[Begin]

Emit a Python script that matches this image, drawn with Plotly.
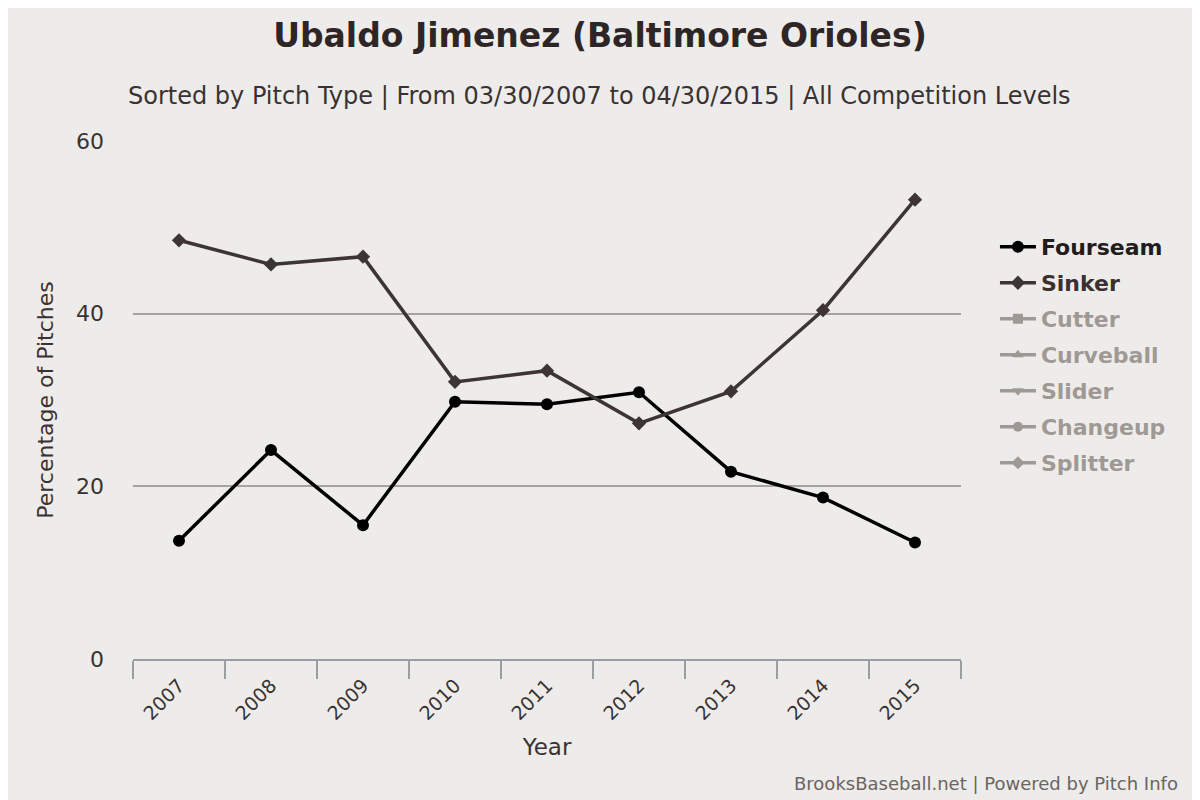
import plotly.graph_objects as go

years = ["2007", "2008", "2009", "2010", "2011", "2012", "2013", "2014", "2015"]
fourseam = [13.7, 24.2, 15.5, 29.8, 29.5, 30.9, 21.7, 18.7, 13.5]
sinker = [48.5, 45.7, 46.6, 32.1, 33.4, 27.3, 31.0, 40.4, 53.2]

# pitch types with no data in this span, only shown (greyed) in the legend
hidden = [("Cutter", "square"), ("Curveball", "triangle-up"),
          ("Slider", "triangle-down"), ("Changeup", "circle"),
          ("Splitter", "diamond")]

bg = "#eeecea"
txt = "#3a3232"
font = "DejaVu Sans"
grey = "#524842"  # shown at half opacity by legendonly

fig = go.Figure()
fig.add_trace(go.Scatter(x=years, y=fourseam, name="<b>Fourseam</b>", legendgroup="fs",
                         mode="lines+markers",
                         line=dict(color="#000000", width=3.5),
                         marker=dict(symbol="circle", size=12, color="#000000")))
fig.add_trace(go.Scatter(x=years, y=sinker,
                         name="<b><span style='color:#3a3030'>Sinker</span></b>",
                         legendgroup="si", mode="lines+markers",
                         line=dict(color="#3d3535", width=3.5),
                         marker=dict(symbol="diamond", size=11, color="#3d3535")))
for name, sym in hidden:
    fig.add_trace(go.Scatter(x=[years[0]], y=[None],
                             name="<b><span style='color:" + grey + "'>" + name + "</span></b>",
                             legendgroup=name, mode="lines+markers",
                             visible="legendonly",
                             line=dict(color=grey, width=3.5),
                             marker=dict(symbol=sym, size=10, color=grey)))

fig.update_layout(
    width=1200, height=800,
    paper_bgcolor=bg, plot_bgcolor=bg,
    margin=dict(l=125, r=247, t=133, b=149),
    font=dict(family=font, color=txt),
    title=dict(text="<b>Ubaldo Jimenez (Baltimore Orioles)</b>", x=0.4933, xanchor="center",
               y=0.966, yanchor="middle", font=dict(size=33, color="#2e2626")),
    showlegend=True,
    legend=dict(x=1.041, xanchor="left", y=0.836, yanchor="top",
                font=dict(size=22, color="#231c1c", family=font),
                tracegroupgap=4.4, itemwidth=36, bgcolor="rgba(0,0,0,0)"),
    annotations=[
        dict(text="Sorted by Pitch Type | From 03/30/2007 to 04/30/2015 | All Competition Levels",
             xref="paper", yref="paper", x=0.564, y=1.0, yshift=45, showarrow=False,
             xanchor="center", yanchor="middle", font=dict(size=24, color=txt)),
        dict(text="BrooksBaseball.net | Powered by Pitch Info", xref="paper", yref="paper",
             x=1.0, xshift=219, y=0, yshift=-124, showarrow=False,
             xanchor="right", yanchor="middle", font=dict(size=18, color="#6a6462")),
    ],
)
fig.update_xaxes(
    type="category", range=[-0.5, 8.5],
    showgrid=False, showline=True, linecolor="#9a9ea2", linewidth=2,
    ticks="outside", tickson="boundaries", ticklen=18, tickcolor="#9a9ea2", tickwidth=2,
    tickangle=-45, tickfont=dict(size=19, color=txt), ticklabelstandoff=6,
    title=dict(text="Year", font=dict(size=23, color=txt), standoff=16),
)
fig.update_yaxes(
    range=[0, 60], tickvals=[0, 20, 40, 60],
    showgrid=True, gridcolor="#a8a29e", gridwidth=2,
    zeroline=False, showline=False,
    tickfont=dict(size=22, color=txt), ticklabelstandoff=28,
    title=dict(text="Percentage of Pitches", font=dict(size=22, color=txt), standoff=16),
)

fig.write_html("out.html")
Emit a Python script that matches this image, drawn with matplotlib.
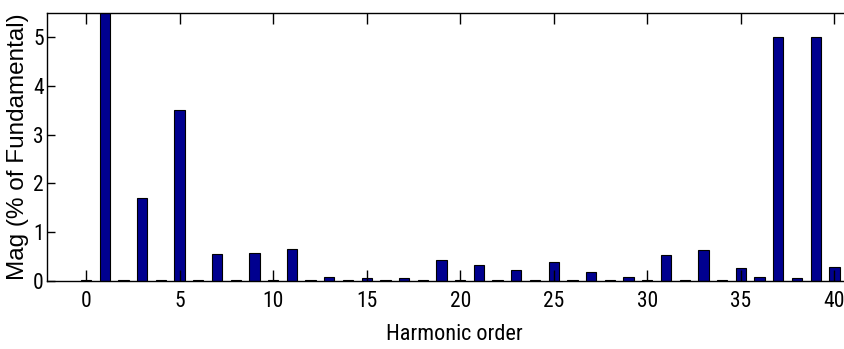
import numpy as np
import matplotlib
matplotlib.use("Agg")
import matplotlib.pyplot as plt

# harmonic spectrum, magnitude in % of fundamental (order 1 = 100 %, clipped by the axis)
orders = list(range(0, 41))
mag = [0.03, 100.0, 0.03, 1.70, 0.03, 3.50, 0.03, 0.55, 0.03, 0.58,
       0.03, 0.65, 0.03, 0.09, 0.03, 0.06, 0.03, 0.07, 0.03, 0.43,
       0.03, 0.33, 0.03, 0.23, 0.03, 0.39, 0.03, 0.19, 0.03, 0.09,
       0.03, 0.53, 0.03, 0.63, 0.03, 0.26, 0.09, 5.00, 0.06, 5.00,
       0.29]
xticks = [0, 5, 10, 15, 20, 25, 30, 35, 40]
yticks = [0, 1, 2, 3, 4, 5]

narrow = ['Roboto Condensed', 'Archivo Narrow', 'Liberation Sans', 'DejaVu Sans']

fig = plt.figure(figsize=(8.45, 3.49), dpi=100)
ax = fig.add_axes([0.0553, 0.1948, 0.9647, 0.7688])

ax.bar(orders, mag, width=0.55, color='#00008f', edgecolor='black', linewidth=0.8)

ax.set_xlim(-2.1, 41.47)
ax.set_ylim(0, 5.5)
ax.set_xticks(xticks)
ax.set_yticks(yticks)
ax.set_xticklabels([str(t) for t in xticks], family=narrow, fontsize=15.5)
ax.set_yticklabels([str(t) for t in yticks], family=narrow, fontsize=15.5)

ax.tick_params(axis='x', direction='in', length=8, width=1, top=True, pad=7)
ax.tick_params(axis='y', direction='in', length=5.5, width=1, pad=2)
ax.spines['right'].set_visible(False)
for s in ['left', 'top', 'bottom']:
    ax.spines[s].set_linewidth(1)

ax.set_xlabel('Harmonic order', family=narrow, fontsize=16, labelpad=9)
ax.set_ylabel('Mag (% of Fundamental)', family=['Liberation Sans', 'DejaVu Sans'],
              fontsize=17.5, labelpad=3)

fig.savefig('out.png', dpi=100)
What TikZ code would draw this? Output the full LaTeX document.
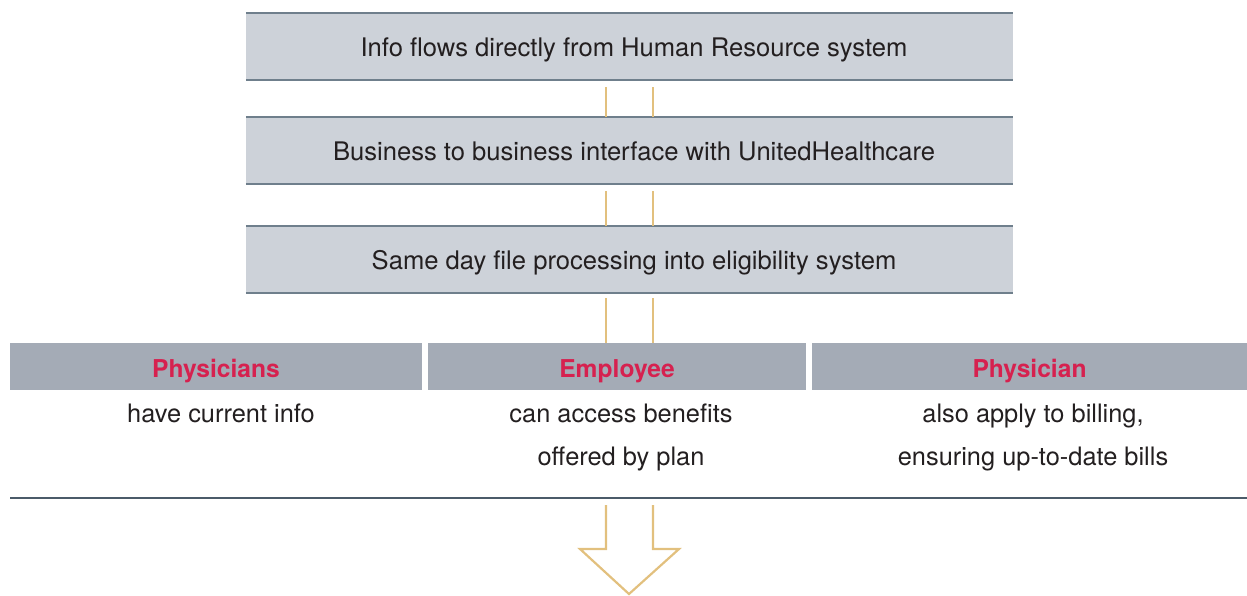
\documentclass[tikz,border=0pt]{standalone}
\usepackage{fontspec}
\setmainfont{TeX Gyre Heros}
\definecolor{boxfill}{HTML}{CDD2D9}
\definecolor{boxline}{HTML}{6F7F8C}
\definecolor{headfill}{HTML}{A4ABB6}
\definecolor{headred}{HTML}{D6214F}
\definecolor{gold}{HTML}{E2C07E}
\definecolor{baseline}{HTML}{4B5B69}
\definecolor{txt}{HTML}{231F20}
\begin{document}
\begin{tikzpicture}[x=1pt,y=-1pt,
  flowbox/.style={fill=boxfill,minimum width=767pt,minimum height=67pt,inner sep=0pt,text=txt,text height=23.5pt,text depth=4pt,font=\fontsize{25.6}{30}\selectfont,execute at begin node={\hspace*{9pt}}},
  headbar/.style={fill=headfill,minimum height=47pt,inner sep=0pt,text=headred,text height=24pt,text depth=2pt,font=\fontsize{24.6}{30}\selectfont\bfseries},
  bodytext/.style={align=center,text=txt,inner sep=0pt,font=\fontsize{25.4}{43}\selectfont},
  goldline/.style={draw=gold,line width=2.2pt},
  edge/.style={draw=boxline,line width=2pt}]
\useasboundingbox (0,0) rectangle (1247,596);
\node[flowbox] (b1) at (629.5,46.5) {Info flows directly from Human Resource system};
\node[flowbox] (b2) at (629.5,150.5) {Business to business interface with UnitedHealthcare};
\node[flowbox] (b3) at (629.5,259.5) {Same day file processing into eligibility system};
\foreach \b in {b1,b2,b3}{
  \draw[edge] (\b.north west) -- (\b.north east);
  \draw[edge] (\b.south west) -- (\b.south east);
}
\node[headbar,minimum width=412pt] (h1) at (216,366.5) {Physicians};
\node[headbar,minimum width=378pt] (h2) at (617,366.5) {Employee};
\node[headbar,minimum width=435pt] (h3) at (1029.5,366.5) {Physician};
\node[bodytext,anchor=north] (t1) at ([xshift=5pt,yshift=-14pt]h1.south) {have current info};
\node[bodytext,anchor=north] (t2) at ([xshift=4pt,yshift=-14pt]h2.south) {can access benefits\\offered by plan};
\node[bodytext,anchor=north] (t3) at ([xshift=3.5pt,yshift=-14pt]h3.south) {also apply to billing,\\ensuring up-to-date bills};
\foreach \x in {606,653}{
  \draw[goldline] ([yshift=-7pt]b1.south -| \x,0) -- (b2.north -| \x,0);
  \draw[goldline] ([yshift=-7pt]b2.south -| \x,0) -- (b3.north -| \x,0);
  \draw[goldline] ([yshift=-5pt]b3.south -| \x,0) -- (h2.north -| \x,0);
}
\coordinate (bl) at (10,498);
\coordinate (br) at (1247,498);
\draw[draw=baseline,line width=1.5pt] (bl) -- (br);
\coordinate (s1) at (606,505);
\coordinate (s2) at (653,505);
\draw[goldline,line join=miter] (s1) -- (606,549) -- (580,549) -- (629,594) -- (679,549) -- (653,549) -- (s2);
\end{tikzpicture}
\end{document}
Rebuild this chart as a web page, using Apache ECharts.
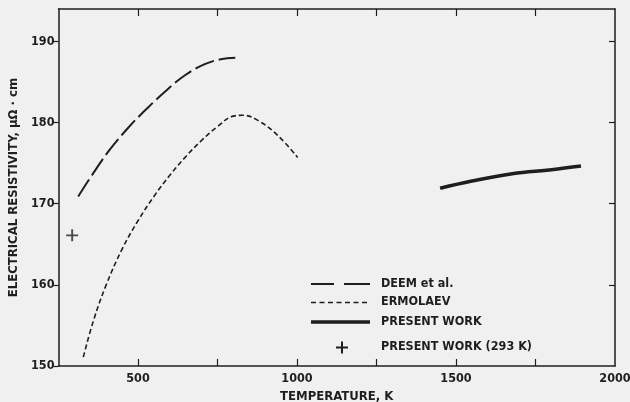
<!DOCTYPE html>
<html><head><meta charset="utf-8">
<script src="https://cdn.jsdelivr.net/npm/echarts@6/dist/echarts.min.js"></script>
<style>html,body{margin:0;padding:0;background:#f0f0f0}#c{width:630px;height:402px}</style>
</head><body><div id="c"></div>
<script>
var FONT = "'DejaVu Sans Condensed','Liberation Sans',sans-serif";
var INK = '#1e1e1e';

// DEEM et al. (temperature K, resistivity µΩ·cm)
var deemT = [312, 360, 410, 470, 530, 590, 650, 710, 760, 806];
var deemR = [170.9, 173.8, 176.6, 179.4, 181.8, 184.0, 185.9, 187.2, 187.8, 188.0];

// ERMOLAEV
var ermT = [328, 360, 400, 450, 500, 550, 600, 650, 700, 750, 800, 830, 880, 940, 1002];
var ermR = [151.1, 155.6, 160.0, 164.4, 167.9, 170.9, 173.5, 175.8, 177.8, 179.5, 180.8, 180.9, 180.2, 178.4, 175.7];

// PRESENT WORK
var presT = [1450, 1550, 1677, 1800, 1893];
var presR = [171.9, 172.8, 173.7, 174.2, 174.65];

// PRESENT WORK (293 K)
var ptT = [293];
var ptR = [166.1];

var xTicks = [500, 1000, 1500, 2000];
var xMinorTicks = [500, 750, 1000, 1250, 1500, 1750];
var yTicks = [150, 160, 170, 180, 190];

function zip(a, b) { return a.map(function (v, i) { return [v, b[i]]; }); }

var chart = echarts.init(document.getElementById('c'));
var axisLine = { show: true, lineStyle: { color: INK, width: 1.5 } };
var lbl = { color: INK, fontFamily: FONT, fontWeight: 'bold', fontSize: 12.5, formatter: function (v) { return String(v); } };
var PLUS = 'path://M4.2,0H5.8V4.2H10V5.8H5.8V10H4.2V5.8H0V4.2H4.2Z';
var tickStyle = { color: INK, width: 1.2 };

chart.setOption({
  backgroundColor: '#f0f0f0',
  animation: false,
  grid: { left: 58.5, right: 15, top: 9, bottom: 36, outerBoundsMode: 'none', containLabel: false },
  xAxis: [{
    type: 'value', min: 250, max: 2000, interval: 250, position: 'bottom',
    axisLine: axisLine,
    axisTick: { show: true, inside: true, length: 7, customValues: xMinorTicks, lineStyle: tickStyle },
    splitLine: { show: false },
    axisLabel: Object.assign({ margin: 6, customValues: xTicks }, lbl),
    name: 'TEMPERATURE, K', nameLocation: 'middle', nameGap: 24,
    nameTextStyle: { color: INK, fontFamily: FONT, fontWeight: 'bold', fontSize: 13 }
  }, {
    type: 'value', min: 250, max: 2000, interval: 250, position: 'top',
    axisLine: axisLine,
    axisTick: { show: true, inside: true, length: 7, customValues: xMinorTicks, lineStyle: tickStyle },
    splitLine: { show: false }, axisLabel: { show: false }
  }],
  yAxis: [{
    type: 'value', min: 150, max: 194, interval: 10, position: 'left',
    axisLine: axisLine,
    axisTick: { show: true, inside: false, length: 5, customValues: yTicks, lineStyle: tickStyle },
    splitLine: { show: false },
    axisLabel: Object.assign({ margin: 4, customValues: yTicks }, lbl),
    name: 'ELECTRICAL RESISTIVITY, μΩ · cm', nameLocation: 'middle', nameGap: 38, nameRotate: 90,
    nameTextStyle: { color: INK, fontFamily: FONT, fontWeight: 'bold', fontSize: 13 }
  }, {
    type: 'value', min: 150, max: 194, interval: 10, position: 'right',
    axisLine: axisLine,
    axisTick: { show: true, inside: true, length: 6, customValues: [160, 170, 180, 190], lineStyle: tickStyle },
    splitLine: { show: false }, axisLabel: { show: false }
  }],
  series: [{
    type: 'line', data: zip(deemT, deemR), smooth: 0.4, symbol: 'none',
    lineStyle: { color: INK, width: 2, type: [20, 5] }
  }, {
    type: 'line', data: zip(ermT, ermR), smooth: 0.4, symbol: 'none',
    lineStyle: { color: INK, width: 1.6, type: [5, 3] }
  }, {
    type: 'line', data: zip(presT, presR), smooth: 0.4, symbol: 'none',
    lineStyle: { color: INK, width: 3.5 }
  }, {
    type: 'scatter', data: zip(ptT, ptR), symbol: PLUS, symbolSize: 12,
    itemStyle: { color: INK }
  }],
  graphic: [
    { type: 'line', shape: { x1: 311, y1: 284, x2: 334, y2: 284 }, style: { stroke: INK, lineWidth: 2 } },
    { type: 'line', shape: { x1: 344, y1: 284, x2: 370, y2: 284 }, style: { stroke: INK, lineWidth: 2 } },
    { type: 'line', shape: { x1: 311, y1: 302.5, x2: 370, y2: 302.5 }, style: { stroke: INK, lineWidth: 1.6, lineDash: [5, 3.5] } },
    { type: 'line', shape: { x1: 311, y1: 322, x2: 370, y2: 322 }, style: { stroke: INK, lineWidth: 3.5 } },
    { type: 'rect', shape: { x: 336, y: 346.5, width: 12, height: 2 }, style: { fill: INK } },
    { type: 'rect', shape: { x: 341, y: 341.5, width: 2, height: 12 }, style: { fill: INK } },
    { type: 'text', x: 381, y: 277, style: { text: 'DEEM et al.', fill: INK, font: 'bold 12.5px ' + FONT } },
    { type: 'text', x: 381, y: 295.5, style: { text: 'ERMOLAEV', fill: INK, font: 'bold 12.5px ' + FONT } },
    { type: 'text', x: 381, y: 315, style: { text: 'PRESENT WORK', fill: INK, font: 'bold 12.5px ' + FONT } },
    { type: 'text', x: 381, y: 340, style: { text: 'PRESENT WORK (293 K)', fill: INK, font: 'bold 12.5px ' + FONT } }
  ]
});
</script>
</body></html>
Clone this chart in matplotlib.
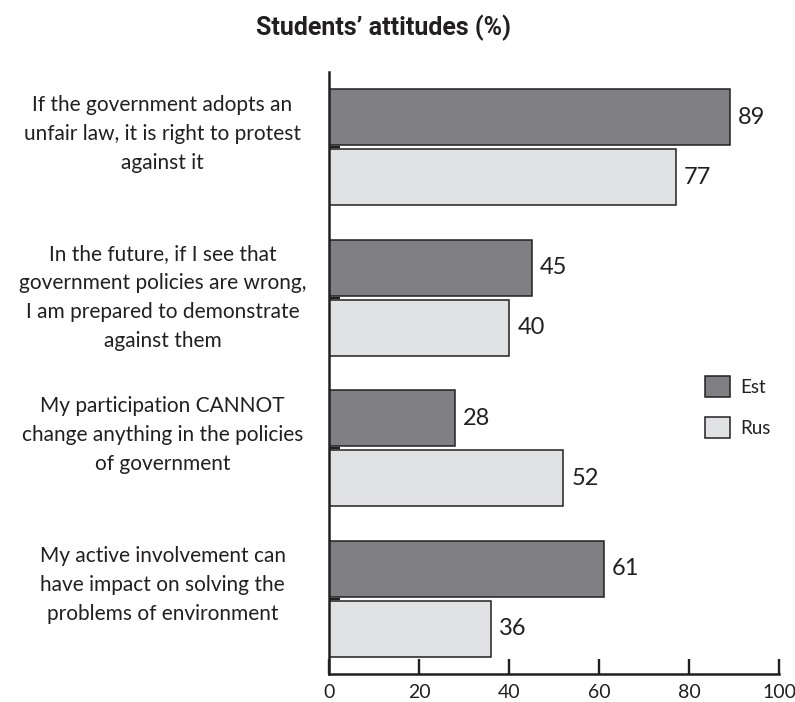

[End]

_Problem requirements_
Extract the stretch of lines that begins at the line with "drawn with matplotlib." and ends at the line with "import matplotlib.pyplot as plt", inclusive. Omit every picture.

_Answer below_
Emit a Python script that matches this image, drawn with matplotlib.
import numpy as np
import matplotlib
matplotlib.use("Agg")
import matplotlib.pyplot as plt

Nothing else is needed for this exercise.